Now that our game’s narrative has been defined about as much as it can on paper, it is time for us to start going into production mode on producing game content and building levels. My main role on the team is narrative, but I also help out with other tasks as they come up. This week, I was tasked with building a first-pass at the tutorial area.
In addition to teaching all of the basic mechanics that the player will need to know in order to be successful at the game, including the relationship between Io and the amp, basic movement mechanics, and how to fight against enemies, the tutorial space also sets the tone for the rest of the game. I have therefore taken it upon myself to layer in as much narrative branding into this space as possible.
In many ways, creating a level while focusing on narrative is just like adding another layer on top of creating a level while focusing on adroitly demonstrating mechanics. They both have to follow the rules of good level design, including gameplay pacing, making sure players are able to immediately recognize their goals and understand how to achieve them, guiding the player, and maintaining a high level of engagement with the level as a whole. They also both need to showcase the mechanics in interesting ways, and make the player feel satisfied when learning how to use the tools that they will have access to for the rest of the gameplay. Narrative takes everything that makes a good level, and then adds a level of atmosphere to what already exists to make the level a more compelling and emotional experience.
Let me provide a simple example, because that’s probably the best way for me to explain the atmospheric layer narrative adds to level design. In the very first room of the game, the player needs to guide Io to pick up the amplifier, and then use it to open a locked door. The process of this will teach the player basic movement abilities, will grant the player their most important tool, the amp, and will teach the player how to locally deploy the amp, and that the amp can power up old technology, granting Io access to locked away locations.
At the most cursory level, the only things that are absolutely required for this is a small room with a single, locked exit. Within that room both the amplifier, and the location where it needs to be deployed need to be prominently displayed. Before the player moves, they will have an on-screen prompting that shows them movement controls. When the player approaches the amp, another prompting will appear to show the player how to pick up the amp, and a nearly identical phenomenon will happen when the player approaches the location where they need to deploy the amp to open the door. Once they deploy the amp, the door will open.
A slightly more high level pass, one that attempts to explain the mechanics of the game through gameplay, will have components that offer the player information through interaction. A good example of this could be placed on the door. Instead of simply being locked, when the player tries to approach the door it will start to open a very small amount, before making a low-power hum and promptly sliding back closed again. This will cause the nearby lights to flicker and nearly turn off, before returning to a half-illuminated state. When the player places the amp down on the proper location, a flow of light will go from the amp to the plate, and then the lights around the door will return to a full-bright. This time, when the player approaches the door, it will open quickly and easily. When the player recalls the amp, the door will power down again, returning to a half-illuminated state, and will once more be unable to open.
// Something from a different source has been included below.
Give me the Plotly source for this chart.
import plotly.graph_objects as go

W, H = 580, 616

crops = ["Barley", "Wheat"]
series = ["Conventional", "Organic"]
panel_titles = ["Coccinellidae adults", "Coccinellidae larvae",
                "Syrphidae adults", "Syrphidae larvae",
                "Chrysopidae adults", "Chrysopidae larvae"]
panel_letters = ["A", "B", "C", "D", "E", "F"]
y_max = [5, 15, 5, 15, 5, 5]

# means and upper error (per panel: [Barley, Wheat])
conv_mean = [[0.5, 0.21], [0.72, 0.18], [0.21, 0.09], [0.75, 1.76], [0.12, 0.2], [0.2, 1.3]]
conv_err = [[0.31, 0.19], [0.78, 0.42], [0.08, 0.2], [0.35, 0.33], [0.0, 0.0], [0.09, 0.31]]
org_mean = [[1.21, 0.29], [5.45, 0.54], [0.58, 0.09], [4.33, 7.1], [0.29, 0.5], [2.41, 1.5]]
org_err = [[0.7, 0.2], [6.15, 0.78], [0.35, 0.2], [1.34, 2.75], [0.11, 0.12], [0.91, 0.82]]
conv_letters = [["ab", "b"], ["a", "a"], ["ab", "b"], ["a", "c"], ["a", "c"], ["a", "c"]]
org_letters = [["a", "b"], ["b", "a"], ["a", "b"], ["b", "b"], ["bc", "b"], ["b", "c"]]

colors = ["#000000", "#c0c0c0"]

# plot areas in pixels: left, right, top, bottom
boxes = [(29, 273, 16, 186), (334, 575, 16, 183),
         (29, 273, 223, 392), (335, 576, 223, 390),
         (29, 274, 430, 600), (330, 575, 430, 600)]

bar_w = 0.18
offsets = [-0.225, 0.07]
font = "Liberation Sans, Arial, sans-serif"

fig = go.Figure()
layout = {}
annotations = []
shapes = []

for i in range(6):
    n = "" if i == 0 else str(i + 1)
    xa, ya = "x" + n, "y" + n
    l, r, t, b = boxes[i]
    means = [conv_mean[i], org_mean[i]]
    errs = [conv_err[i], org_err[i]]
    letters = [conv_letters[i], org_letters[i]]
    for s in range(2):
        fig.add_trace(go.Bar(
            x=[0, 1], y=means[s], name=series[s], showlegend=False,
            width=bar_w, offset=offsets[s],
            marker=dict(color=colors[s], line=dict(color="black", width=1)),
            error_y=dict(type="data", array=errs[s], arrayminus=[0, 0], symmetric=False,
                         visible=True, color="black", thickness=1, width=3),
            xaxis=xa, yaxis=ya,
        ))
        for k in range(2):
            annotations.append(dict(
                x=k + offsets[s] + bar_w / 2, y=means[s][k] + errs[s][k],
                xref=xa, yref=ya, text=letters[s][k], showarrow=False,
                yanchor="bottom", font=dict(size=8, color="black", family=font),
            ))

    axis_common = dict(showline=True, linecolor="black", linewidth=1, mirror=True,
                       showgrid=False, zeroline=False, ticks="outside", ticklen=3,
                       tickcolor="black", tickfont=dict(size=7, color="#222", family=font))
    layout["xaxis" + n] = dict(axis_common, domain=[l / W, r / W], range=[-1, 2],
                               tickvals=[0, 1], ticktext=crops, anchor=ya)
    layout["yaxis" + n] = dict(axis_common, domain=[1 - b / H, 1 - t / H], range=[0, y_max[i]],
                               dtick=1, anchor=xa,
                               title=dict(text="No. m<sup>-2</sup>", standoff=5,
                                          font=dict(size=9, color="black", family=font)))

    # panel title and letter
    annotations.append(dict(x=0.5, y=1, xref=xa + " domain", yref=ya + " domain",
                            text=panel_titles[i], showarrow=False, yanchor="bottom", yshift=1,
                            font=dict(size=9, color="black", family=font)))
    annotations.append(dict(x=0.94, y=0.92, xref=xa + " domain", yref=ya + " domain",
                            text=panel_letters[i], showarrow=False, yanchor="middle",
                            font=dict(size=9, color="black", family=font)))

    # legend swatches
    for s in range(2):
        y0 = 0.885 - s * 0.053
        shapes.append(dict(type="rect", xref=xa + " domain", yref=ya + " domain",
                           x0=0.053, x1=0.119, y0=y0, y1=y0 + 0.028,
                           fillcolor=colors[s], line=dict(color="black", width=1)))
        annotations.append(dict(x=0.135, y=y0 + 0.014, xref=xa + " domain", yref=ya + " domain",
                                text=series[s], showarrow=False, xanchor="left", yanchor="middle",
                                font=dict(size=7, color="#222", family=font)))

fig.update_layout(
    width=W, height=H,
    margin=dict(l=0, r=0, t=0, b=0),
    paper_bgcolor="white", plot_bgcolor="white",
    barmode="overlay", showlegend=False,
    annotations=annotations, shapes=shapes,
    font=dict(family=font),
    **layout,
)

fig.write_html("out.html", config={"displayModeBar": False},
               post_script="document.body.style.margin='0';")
This interaction demonstrates that the amplifier isn’t simply a magical key that causes locked doors to open. Instead, it explains why the player was trapped in the room (there was too little power available for the door to open), and why the amp helped the player exit (the amp provided power to the door, allowing it to open properly). This then implies that the amplifier will be able to power up more tech, and that the amp is somehow connected to energy. Solid.
Tackling this same room from a narrative perspective, however, suddenly requires the designer to not only ask, but then subsequently answer a broad level of questions. Why is Io right next to the amp at the start of the game? Well, the amp is failed technology from the past, a project that the researchers abandoned. This suddenly transforms our unmarked room from an empty space that has no purpose but allowing the player to pick up the amp, to a space with a little bit of history. It isn’t an empty room at all, but a storage closet, full of small prototypes that, while not functional, contained tech that the researchers still hoped to salvage. Now our empty room is full of clutter, broken technology, shelves of stuff, and miscellaneous bits and bobs. Careful positioning will allow us to show that the amp is a part of this clutter, while still ensuring it is easily identifiable.
But why would Io be in this room? Io is a repair robot, and its purpose is to repair any downed systems. The narrative also states that Io survived the long shut-down because it had shut down deep underground, and the earth protected it from the damage the other robots, exposed to the harsh arctic conditions, would have suffered. The basement of modern day buildings often contains essential necessities for the building’s upkeep such as boilers, air conditioners, and the plumbing system. Our storage closet has just gained another level of depth. Originally it was supposed to be a power room, but as the researchers needed more space they began to push abandoned projects to fill the space. Io, trying to maintain the research station, descended to the lower levels to try and fix the power supply, only to run out of power itself and shut down in the room.
Approaching the level design of this room with a narrative lens has transformed it from an empty, if practical space, into a space that inherently tells a story, and offers the player hints of information they would otherwise be unable to acquire. Not only that, but it adds a level of interest to the space, giving it hints of purpose and history, and therefore making it more engaging than an empty room could ever be.